■ **WHAT YOU ARE ASKED TO DO**: Output exactly the lines from the first line of the records below through the line containing "grid = pd.DataFrame(rows)", both included, leaving out any pictures.

[Source code of charts]
>> begin
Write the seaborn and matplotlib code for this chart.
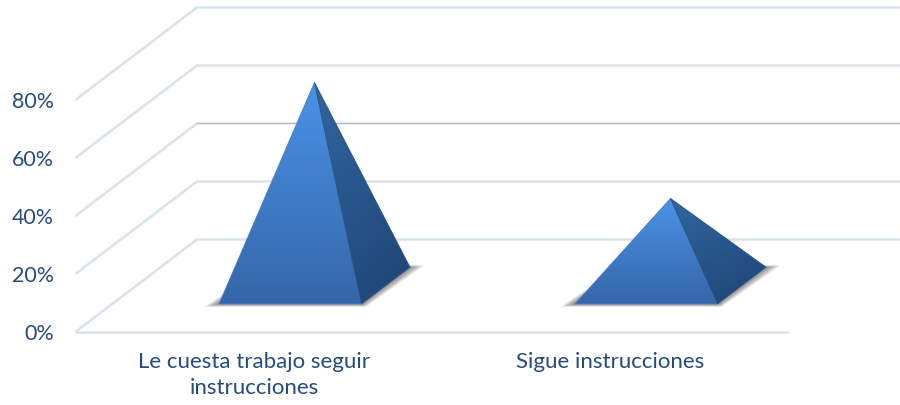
# Excel style 3D pyramid chart: share of children by how they follow instructions

import numpy as np
import pandas as pd
import seaborn as sns
import matplotlib.pyplot as plt
from matplotlib.colors import LinearSegmentedColormap
from matplotlib.patches import Polygon

categories = ["Le cuesta trabajo seguir\ninstrucciones", "Sigue instrucciones"]
values = [70, 30]
tick_values = [0, 20, 40, 60, 80]
tick_labels = ["0%", "20%", "40%", "60%", "80%"]

TEXT_COLOR = "#264B7E"
GRID_COLOR = "#DAE2EC"

# figure size in pixels and where the front floor line sits
FIG_W, FIG_H = 900, 406
LEFT_PX, FLOOR_PX = 76, 332.5
CAT_PX = 356.0   # width of one category
PCT_PX = 2.9     # pixels per percent

# the oblique offset of the back wall, in data units
DEPTH_X = 121 / CAT_PX
DEPTH_Y = 92 / PCT_PX
BAR_SIZE = 0.4   # pyramid base as a share of the category / of the depth

sns.set_theme(style="white")
plt.rcParams["font.family"] = ["Lato", "DejaVu Sans"]

fig = plt.figure(figsize=(FIG_W / 100, FIG_H / 100), dpi=100)
ax = fig.add_axes([LEFT_PX / FIG_W, (FIG_H - FLOOR_PX) / FIG_H,
                   (FIG_W - LEFT_PX) / FIG_W, FLOOR_PX / FIG_H])
x_min = -0.5
x_max = x_min + (FIG_W - LEFT_PX) / CAT_PX
x_floor = x_min + len(categories)
y_max = FLOOR_PX / PCT_PX
ax.set_xlim(x_min, x_max)
ax.set_ylim(0, y_max)
ax.set_autoscale_on(False)


# side wall and back wall lines, one polyline for each tick
rows = []
for tick in tick_values:
    rows.append({"line": tick, "x": x_min, "y": tick})
    rows.append({"line": tick, "x": x_min + DEPTH_X, "y": tick + DEPTH_Y})
    rows.append({"line": tick, "x": x_max, "y": tick + DEPTH_Y})
rows.append({"line": -1, "x": x_min, "y": 0})
rows.append({"line": -1, "x": x_floor, "y": 0})
grid = pd.DataFrame(rows)

sns.lineplot(data=grid, x="x", y="y", units="line", estimator=None, sort=False,
             color=GRID_COLOR, linewidth=1.8, ax=ax, legend=False, zorder=1)
for line in ax.lines:
    line.set_clip_on(False)

# the 40% back line has a darker edge in the original
ax.plot([x_min + DEPTH_X, x_max], [40 + DEPTH_Y + 0.25] * 2,
        color="#B4BBC5", linewidth=0.7, zorder=1)


# fill a polygon with a vertical (and a bit diagonal) gradient
def gradient_face(points, top, bottom, tilt=0.0, zorder=3):
    cmap = LinearSegmentedColormap.from_list("face", [top, bottom])
    xs = [p[0] for p in points]
    ys = [p[1] for p in points]
    yy, xx = np.mgrid[0:1:200j, 0:1:200j]
    shade = (yy + tilt * xx) / (1 + tilt)
    patch = Polygon(points, closed=True, transform=ax.transData,
                    facecolor="none", edgecolor="none")
    ax.add_patch(patch)
    im = ax.imshow(shade, cmap=cmap, vmin=0, vmax=1, aspect="auto", origin="upper",
                   extent=(min(xs), max(xs), min(ys), max(ys)), zorder=zorder,
                   interpolation="bilinear")
    im.set_clip_path(patch)
    # thin outline to hide the rough edge of the clip
    ax.add_patch(Polygon(points, closed=True, fill=False, linewidth=0.6,
                         edgecolor=cmap(0.55), zorder=zorder))


# one pyramid, the base sits in the middle of the floor depth
def draw_pyramid(pos, value):
    half_x = BAR_SIZE / 2
    base_dx = DEPTH_X * BAR_SIZE / 2
    base_dy = DEPTH_Y * BAR_SIZE / 2
    cx = pos + DEPTH_X / 2
    cy = DEPTH_Y / 2

    front_left = (cx - half_x - base_dx, cy - base_dy)
    front_right = (cx + half_x - base_dx, cy - base_dy)
    back_right = (cx + half_x + base_dx, cy + base_dy)
    back_left = (cx - half_x + base_dx, cy + base_dy)
    apex = (cx, cy + value)

    # soft shadow on the floor, stacked see through layers
    for grow in np.linspace(0.04, 1, 14):
        sx = grow * 15 / CAT_PX
        sy = grow * 3 / PCT_PX
        shadow = [(front_left[0] - sx, front_left[1] - sy),
                  (front_right[0] + sx * 0.3, front_right[1] - sy),
                  (back_right[0] + sx, back_right[1] + sy * 0.6),
                  (back_left[0], back_left[1] + sy)]
        ax.add_patch(Polygon(shadow, closed=True, facecolor="#303030", edgecolor="none",
                             alpha=0.05, zorder=2))

    gradient_face([front_left, front_right, apex], "#4A93E8", "#3566A8")
    gradient_face([front_right, back_right, apex], "#30669F", "#1F4474", tilt=0.4)


for i, value in enumerate(values):
    draw_pyramid(i, value)

ax.set_xlim(x_min, x_max)
ax.set_ylim(0, y_max)

# axis text
ax.set_xticks(range(len(categories)))
ax.set_xticklabels(categories, linespacing=1.4)
ax.set_yticks(tick_values)
ax.set_yticklabels(tick_labels)
ax.tick_params(axis="x", length=0, pad=14, labelsize=16, labelcolor=TEXT_COLOR)
ax.tick_params(axis="y", length=0, pad=16, labelsize=15.4, labelcolor=TEXT_COLOR)
ax.set_xlabel("")
ax.set_ylabel("")
sns.despine(ax=ax, left=True, bottom=True)
ax.grid(False)

fig.savefig("out.png", dpi=100)
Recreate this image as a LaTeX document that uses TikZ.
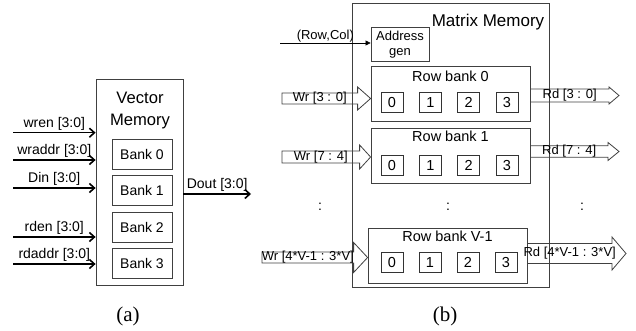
\documentclass[tikz,border=0pt]{standalone}
\usepackage{fontspec}
\setmainfont{Liberation Sans}
\newfontfamily\capfont{Liberation Serif}
\usetikzlibrary{arrows.meta, positioning, calc}

\tikzset{
  membox/.style={draw=black!75, line width=0.8pt},
  bankbox/.style={draw=black!75, line width=0.8pt, minimum width=60pt, minimum height=30pt, font=\fontsize{14}{16}\selectfont},
  rowbox/.style={draw=black!75, line width=0.8pt, minimum width=159pt, minimum height=55pt},
  rowtitle/.style={inner sep=0pt, font=\fontsize{14.5}{16}\selectfont},
  cell/.style={draw=black!80, line width=0.8pt, minimum width=22pt, minimum height=20pt, inner sep=0pt, font=\fontsize{14.5}{16}\selectfont},
  sig/.style={-{Straight Barb[length=5pt,width=9pt]}, line width=1.6pt},
  siglabel/.style={above, inner sep=1.5pt, font=\fontsize{14}{16}\selectfont},
  bus/.style={draw=black!75, line width=0.8pt},
  buslabel/.style={inner sep=0pt, font=\fontsize{13}{15}\selectfont},
}

% wide bus arrow: tail, tip, body half, head half, head length, name, text
\newcommand{\busarrow}[7]{%
  \draw[bus] let \p1=#1, \p2=#2 in
    (\x1,\y2+#3) -- (\x2-#5,\y2+#3) -- (\x2-#5,\y2+#4) -- (\x2,\y2)
    -- (\x2-#5,\y2-#4) -- (\x2-#5,\y2-#3) -- (\x1,\y2-#3) -- cycle
    (\x1/2+\x2/2-#5/2,\y2) node[buslabel] (#6) {#7};
}

\begin{document}
\begin{tikzpicture}[x=1pt, y=-1pt]
    \useasboundingbox (0,0) rectangle (636,331);

    % Vector memory
    \node[membox, minimum width=87pt, minimum height=206pt] (vec) at (139.5,182) {};
    \node[align=center, font=\fontsize{16.6}{22}\selectfont] (vectitle) at (140,111) {Vector\\Memory};
    \node[bankbox] (bank0) at (142,154.5) {Bank 0};
    \node[bankbox] (bank1) at (142,190) {Bank 1};
    \node[bankbox] (bank2) at (142,227) {Bank 2};
    \node[bankbox] (bank3) at (142,263) {Bank 3};

    % Vector ports
    \coordinate (wren) at (13,132.7);
    \coordinate (wraddr) at (13,160);
    \coordinate (din) at (13,188);
    \coordinate (rden) at (13,237);
    \coordinate (rdaddr) at (13,264);
    \coordinate (dout) at (251,194);
    \draw[sig] (wren) -- (wren -| vec.west) node[midway, siglabel] (wrenlabel) {wren [3:0]};
    \draw[sig] (wraddr) -- (wraddr -| vec.west) node[midway, siglabel] (wraddrlabel) {wraddr [3:0]};
    \draw[sig] (din) -- (din -| vec.west) node[midway, siglabel] (dinlabel) {Din [3:0]};
    \draw[sig] (rden) -- (rden -| vec.west) node[midway, siglabel] (rdenlabel) {rden [3:0]};
    \draw[sig] (rdaddr) -- (rdaddr -| vec.west) node[midway, siglabel] (rdaddrlabel) {rdaddr [3:0]};
    \draw[sig] (vec.east |- dout) -- (dout) node[midway, siglabel] (doutlabel) {Dout [3:0]};

    % Matrix memory
    \node[membox, minimum width=197pt, minimum height=284pt] (mat) at (450.5,145) {};
    \node[font=\fontsize{17}{20}\selectfont] (mattitle) at (488,22) {Matrix Memory};
    \node[membox, minimum width=58pt, minimum height=33pt, align=center, font=\fontsize{13}{15}\selectfont] (addr) at (400,44.5) {Address\\gen};
    \coordinate (rowcol) at (280,43);
    \draw[-{Triangle[length=5pt,width=5pt]}, line width=0.6pt] (rowcol) -- (rowcol -| addr.west)
        node[midway, above, inner sep=1pt, font=\fontsize{13}{15}\selectfont] (rowcollabel) {(Row,Col)};

    % Row banks
    \node[rowbox] (rb0) at (450.5,93.5) {};
    \node[rowtitle, below=5pt of rb0.north] (rb0title) {Row bank 0};
    \foreach \i in {0,...,3}
        \node[cell] (rb0c\i) at ($(rb0.south)+(-58.5+38.3*\i,-19)$) {\i};

    \node[rowbox] (rb1) at (450.5,155.5) {};
    \node[rowtitle, below=3.5pt of rb1.north] (rb1title) {Row bank 1};
    \foreach \i in {0,...,3}
        \node[cell] (rb1c\i) at ($(rb1.south)+(-58.5+38.3*\i,-18)$) {\i};

    \node[rowbox] (rbv) at (447.5,256) {};
    \node[rowtitle, below=2.5pt of rbv.north] (rbvtitle) {Row bank V-1};
    \foreach \i in {0,...,3}
        \node[cell] (rbvc\i) at ($(rbv.south)+(-55.5+38*\i,-21.5)$) {\i};

    % Dots
    \node[font=\fontsize{14}{16}\selectfont] (dotl) at (320,207) {:};
    \node[font=\fontsize{14}{16}\selectfont] (dotm) at (448,207) {:};
    \node[font=\fontsize{14}{16}\selectfont] (dotr) at (582,207) {:};

    % Bus arrows
    \coordinate (wr0) at (282,98.5);
    \coordinate (rd0) at (619,95.5);
    \coordinate (wr1) at (282,157);
    \coordinate (rd1) at (619,151.5);
    \coordinate (wrv) at (262,257.5);
    \coordinate (rdv) at (626,253.5);
    \busarrow{(wr0)}{(rb0.west |- wr0)}{5.5}{11.5}{13}{wr0label}{Wr [3 : 0]}
    \busarrow{(rb0.east |- rd0)}{(rd0)}{6.5}{8.5}{10}{rd0label}{Rd [3 : 0]}
    \busarrow{(wr1)}{(rb1.west |- wr1)}{6}{12}{11}{wr1label}{Wr [7 : 4]}
    \busarrow{(rb1.east |- rd1)}{(rd1)}{5.7}{9}{11}{rd1label}{Rd [7 : 4]}
    \busarrow{(wrv)}{(rbv.west |- wrv)}{5.5}{15}{14}{wrvlabel}{Wr [4*V-1 : 3*V]}
    \busarrow{(rbv.east |- rdv)}{(rdv)}{10}{16.5}{14}{rdvlabel}{Rd [4*V-1 : 3*V]}

    % Captions
    \node[font=\capfont\fontsize{21}{24}\selectfont] (capa) at (128,316) {(a)};
    \node[font=\capfont\fontsize{21}{24}\selectfont] (capb) at (445,316) {(b)};
\end{tikzpicture}
\end{document}
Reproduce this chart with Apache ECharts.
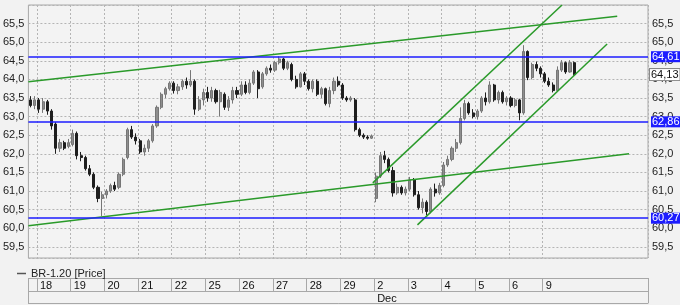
<!DOCTYPE html>
<html><head><meta charset="utf-8">
<script src="https://cdn.jsdelivr.net/npm/echarts@6/dist/echarts.min.js"></script>
<style>html,body{margin:0;padding:0;background:#f2f2f2}#c{width:680px;height:305px}</style>
</head><body><div id="c"></div>
<script>
// ---- data ----
const seriesName = 'BR-1.20 [Price]';
const dayLabels = ['18','19','20','21','22','25','26','27','28','29','2','3','4','5','6','9'];
const dayStartSlot = [2,10,18,26,34,42,50,58,66,74,82,90,98,106,114,122];
const monthLabels = ['Dec'];
const monthSlot = [82];
const slotCount = 147;
const yMin = 59.2, yMax = 66.0;

const opens = [
63.45,63.30,63.45,63.20,63.40,63.15,62.80,62.15,62.30,62.20,
62.25,62.55,61.95,61.90,61.60,61.45,61.10,60.80,60.90,61.00,
61.15,61.10,61.45,61.90,62.65,62.45,62.35,62.05,62.15,62.35,
62.75,63.25,63.60,63.75,63.90,63.70,63.80,63.95,63.85,63.95,
63.20,63.45,63.65,63.50,63.70,63.40,63.60,63.25,63.45,63.70,
63.60,63.85,63.65,63.90,64.20,63.80,64.15,64.30,64.25,64.45,
64.55,64.30,64.40,64.00,63.80,64.15,63.95,63.75,63.95,63.60,
63.75,63.35,63.70,63.95,63.85,63.50,63.45,63.45,62.65,62.50,
62.45,62.42,60.80,61.40,61.95,61.85,61.55,60.95,61.10,60.95,
61.05,61.30,60.90,60.55,60.70,60.45,61.05,60.95,61.15,61.70,
61.85,62.15,62.30,62.95,63.35,63.10,63.00,63.15,63.50,63.40,
63.85,63.45,63.65,63.40,63.50,63.30,63.45,63.10,64.75,64.05,
64.40,64.30,64.15,63.95,63.85,63.70,64.25,64.45,64.20,64.45];
const closes = [
63.30,63.45,63.20,63.40,63.15,62.75,62.15,62.30,62.15,62.30,
62.55,61.95,61.90,61.60,61.45,61.10,60.80,60.90,61.00,61.15,
61.05,61.45,61.85,62.65,62.45,62.35,62.05,62.15,62.35,62.75,
63.25,63.60,63.75,63.90,63.70,63.80,63.95,63.85,63.95,63.20,
63.45,63.65,63.50,63.70,63.40,63.65,63.25,63.45,63.70,63.60,
63.85,63.65,63.90,64.20,63.75,64.15,64.30,64.25,64.45,64.55,
64.30,64.45,64.00,63.80,64.15,63.95,63.75,63.95,63.60,63.75,
63.35,63.70,63.95,63.85,63.50,63.45,63.50,62.65,62.50,62.45,
62.42,62.48,61.40,61.95,61.85,61.55,60.95,61.10,60.95,61.05,
61.30,60.90,60.55,60.70,60.45,61.05,60.95,61.15,61.70,61.85,
62.15,62.30,62.95,63.35,63.10,63.00,63.15,63.50,63.40,63.85,
63.45,63.65,63.40,63.50,63.30,63.45,63.10,64.75,64.05,64.40,
64.30,64.15,63.95,63.85,63.70,64.25,64.45,64.20,64.45,64.13];
const lows = [
63.25,63.20,63.10,63.10,63.05,62.65,62.00,62.05,62.10,62.15,
62.20,61.85,61.80,61.55,61.40,61.05,60.70,60.33,60.80,60.95,
61.00,61.05,61.40,61.85,62.40,62.25,62.00,61.95,62.05,62.30,
62.70,63.20,63.50,63.70,63.62,63.60,63.72,63.75,63.80,63.05,
63.15,63.30,63.40,63.40,63.35,63.00,63.18,63.15,63.35,63.50,
63.55,63.60,63.60,63.85,63.50,63.75,64.10,64.18,64.20,64.40,
64.25,64.25,63.95,63.75,63.78,63.85,63.70,63.65,63.55,63.50,
63.30,63.25,63.60,63.80,63.45,63.40,63.40,62.60,62.45,62.40,
62.38,62.40,60.70,61.35,61.75,61.50,60.85,60.90,60.90,60.88,
61.00,60.85,60.50,60.40,60.35,60.40,60.85,60.90,61.10,61.65,
61.80,62.05,62.25,62.90,63.05,62.95,62.92,63.10,63.30,63.35,
63.40,63.35,63.35,63.30,63.25,63.25,62.90,63.05,63.98,64.00,
64.22,64.05,63.90,63.80,63.65,63.68,64.20,64.15,64.18,64.10];
const highs = [
63.55,63.55,63.50,63.50,63.45,63.20,62.85,62.40,62.35,62.40,
62.65,62.60,62.05,61.95,61.70,61.50,61.15,60.98,61.05,61.20,
61.25,61.50,61.90,62.70,62.75,62.55,62.40,62.25,62.40,62.80,
63.30,63.65,63.80,63.95,63.95,63.88,64.00,64.05,64.25,64.00,
63.55,63.75,63.80,63.80,63.75,63.72,63.65,63.55,63.80,63.80,
63.95,63.95,64.00,64.25,64.25,64.20,64.35,64.40,64.50,64.62,
64.58,64.50,64.45,64.10,64.20,64.20,64.00,64.00,64.00,63.80,
63.78,63.80,64.05,64.08,63.90,63.55,63.55,63.50,62.70,62.55,
62.50,62.52,61.50,62.05,62.08,61.90,61.65,61.20,61.15,61.12,
61.38,61.35,61.00,60.80,60.75,61.10,61.20,61.22,61.78,61.95,
62.20,62.40,63.25,63.45,63.40,63.20,63.20,63.55,63.65,63.95,
63.88,63.70,63.70,63.55,63.55,63.50,63.48,64.92,64.78,64.45,
64.48,64.35,64.20,64.05,63.92,64.35,64.52,64.48,64.52,64.48];

const levels = [64.61, 62.86, 60.27];
const lastPrice = 64.13;
// trend lines: [slot position, price]
const trendUpperLong = [[0, 63.94], [139.7, 65.70]];
const trendLowerLong = [[0, 60.07], [142.5, 62.00]];
const channelUpper = [[81.7, 61.22], [126.6, 66.0]];
const channelLower = [[92.3, 60.09], [137.3, 64.95]];

// ---- build ----
const FONT = 'Liberation Sans, Arial, sans-serif';
const slots = Array.from({length: slotCount}, (_, i) => String(i));
const dayMap = {}; dayStartSlot.forEach((s, k) => dayMap[s] = dayLabels[k]);
const monMap = {}; monthSlot.forEach((s, k) => monMap[s] = monthLabels[k]);
const candles = opens.map((o, i) => [o, closes[i], lows[i], highs[i]]);
const fmtY = v => {
  const r = Math.round(v * 2) / 2;
  if (Math.abs(v - r) > 1e-6 || v > 65.9) return '';
  return r.toFixed(1).replace('.', ',');
};
const fmt2 = v => v.toFixed(2).replace('.', ',');
const green = '#2a9a2a';
const blue = '#1c1cff';
const trendSeries = (d) => ({
  type: 'line', xAxisIndex: 4, yAxisIndex: 0, data: d, symbol: 'none', silent: true,
  lineStyle: {color: green, width: 1.5}, z: 3
});

const chart = echarts.init(document.getElementById('c'), null, {renderer: 'canvas'});
chart.setOption({
  animation: false,
  backgroundColor: '#f2f2f2',
  textStyle: {fontFamily: FONT},
  grid: {left: 27, right: 32, top: 5, bottom: 47, show: true, borderColor: '#a8a8a8', borderWidth: 1, backgroundColor: '#f3f3f3'},
  legend: {
    left: 12, top: 263, data: [seriesName], icon: 'rect', itemWidth: 9, itemHeight: 1.5,
    itemStyle: {color: '#555', borderWidth: 0},
    textStyle: {fontSize: 11, color: '#222', fontFamily: FONT}
  },
  xAxis: [
    {type: 'category', data: slots, boundaryGap: true, position: 'bottom',
     axisLine: {show: false}, axisTick: {show: false}, axisLabel: {show: false},
     splitLine: {show: true, interval: (i) => dayStartSlot.includes(i),
       lineStyle: {color: '#b4b4b4', type: [2, 2], width: 1}}},
    {type: 'category', data: slots, boundaryGap: true, position: 'bottom', offset: 20,
     axisLine: {show: true, lineStyle: {color: '#a8a8a8'}},
     axisTick: {show: true, length: 13, interval: (i) => i === 0 || dayStartSlot.includes(i), lineStyle: {color: '#a8a8a8'}},
     axisLabel: {show: true, interval: (i) => dayStartSlot.includes(i), formatter: (v, i) => dayMap[i] || '',
       align: 'left', margin: 2, fontSize: 11, color: '#111', fontFamily: FONT, padding: [0, 0, 0, 1]},
     splitLine: {show: false}},
    {type: 'category', data: slots, boundaryGap: true, position: 'bottom', offset: 33,
     axisLine: {show: true, lineStyle: {color: '#a8a8a8'}},
     axisTick: {show: true, length: 12, interval: (i) => i === 0, lineStyle: {color: '#a8a8a8'}},
     axisLabel: {show: true, interval: (i) => monthSlot.includes(i), formatter: (v, i) => monMap[i] || '',
       align: 'left', margin: 2, fontSize: 11, color: '#111', fontFamily: FONT, padding: [0, 0, 0, 1]},
     splitLine: {show: false}},
    {type: 'category', data: slots, boundaryGap: true, position: 'bottom', offset: 45,
     axisLine: {show: true, lineStyle: {color: '#a8a8a8'}},
     axisTick: {show: false}, axisLabel: {show: false}, splitLine: {show: false}},
    {type: 'value', min: 0, max: slotCount, show: false}
  ],
  yAxis: [
    {type: 'value', position: 'left', min: yMin, max: yMax, splitNumber: 14, minInterval: 0.5, maxInterval: 0.5, scale: true,
     axisLine: {show: false}, axisTick: {show: false},
     axisLabel: {formatter: fmtY, margin: 4, fontSize: 11, color: '#222', fontFamily: FONT},
     splitLine: {show: true, lineStyle: {color: '#b4b4b4', type: [2, 2], width: 1}}},
    {type: 'value', position: 'right', min: yMin, max: yMax, splitNumber: 14, minInterval: 0.5, maxInterval: 0.5, scale: true,
     axisLine: {show: false}, axisTick: {show: false},
     axisLabel: {formatter: fmtY, margin: 4, fontSize: 11, color: '#222', fontFamily: FONT},
     splitLine: {show: false}}
  ],
  series: [
    {
      name: seriesName, type: 'candlestick', xAxisIndex: 0, yAxisIndex: 0, data: candles,
      barWidth: 2.6, z: 2,
      itemStyle: {color: '#8e8e8e', color0: '#1e1e1e', borderColor: '#767676', borderColor0: '#1e1e1e', borderWidth: 1},
      markLine: {
        silent: true, symbol: ['none', 'none'], animation: false,
        data: levels.map(v => ({
          yAxis: v,
          lineStyle: {color: blue, width: 1.5, type: 'solid'},
          label: {show: true, position: 'end', distance: 3, formatter: fmt2(v), backgroundColor: blue,
            color: '#fff', padding: [0, 1, 0, 1], fontSize: 11, fontFamily: FONT, lineHeight: 11}
        })).concat([{
          yAxis: lastPrice,
          lineStyle: {color: 'rgba(0,0,0,0)', width: 0},
          label: {show: true, position: 'end', distance: 2, formatter: fmt2(lastPrice), backgroundColor: '#fff',
            borderColor: '#888', borderWidth: 1, color: '#111', padding: [0, 1, 0, 1], fontSize: 11, fontFamily: FONT, lineHeight: 11}
        }])
      }
    },
    Object.assign(trendSeries(trendUpperLong), {name: 'tu'}),
    Object.assign(trendSeries(trendLowerLong), {name: 'tl'}),
    Object.assign(trendSeries(channelUpper), {name: 'cu'}),
    Object.assign(trendSeries(channelLower), {name: 'cl'})
  ]
});
</script></body></html>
>> end
■ **FINISHED ANSWER**:
Write the seaborn and matplotlib code for this chart.
# Excel style 3D pyramid chart: share of children by how they follow instructions

import numpy as np
import pandas as pd
import seaborn as sns
import matplotlib.pyplot as plt
from matplotlib.colors import LinearSegmentedColormap
from matplotlib.patches import Polygon

categories = ["Le cuesta trabajo seguir\ninstrucciones", "Sigue instrucciones"]
values = [70, 30]
tick_values = [0, 20, 40, 60, 80]
tick_labels = ["0%", "20%", "40%", "60%", "80%"]

TEXT_COLOR = "#264B7E"
GRID_COLOR = "#DAE2EC"

# figure size in pixels and where the front floor line sits
FIG_W, FIG_H = 900, 406
LEFT_PX, FLOOR_PX = 76, 332.5
CAT_PX = 356.0   # width of one category
PCT_PX = 2.9     # pixels per percent

# the oblique offset of the back wall, in data units
DEPTH_X = 121 / CAT_PX
DEPTH_Y = 92 / PCT_PX
BAR_SIZE = 0.4   # pyramid base as a share of the category / of the depth

sns.set_theme(style="white")
plt.rcParams["font.family"] = ["Lato", "DejaVu Sans"]

fig = plt.figure(figsize=(FIG_W / 100, FIG_H / 100), dpi=100)
ax = fig.add_axes([LEFT_PX / FIG_W, (FIG_H - FLOOR_PX) / FIG_H,
                   (FIG_W - LEFT_PX) / FIG_W, FLOOR_PX / FIG_H])
x_min = -0.5
x_max = x_min + (FIG_W - LEFT_PX) / CAT_PX
x_floor = x_min + len(categories)
y_max = FLOOR_PX / PCT_PX
ax.set_xlim(x_min, x_max)
ax.set_ylim(0, y_max)
ax.set_autoscale_on(False)


# side wall and back wall lines, one polyline for each tick
rows = []
for tick in tick_values:
    rows.append({"line": tick, "x": x_min, "y": tick})
    rows.append({"line": tick, "x": x_min + DEPTH_X, "y": tick + DEPTH_Y})
    rows.append({"line": tick, "x": x_max, "y": tick + DEPTH_Y})
rows.append({"line": -1, "x": x_min, "y": 0})
rows.append({"line": -1, "x": x_floor, "y": 0})
grid = pd.DataFrame(rows)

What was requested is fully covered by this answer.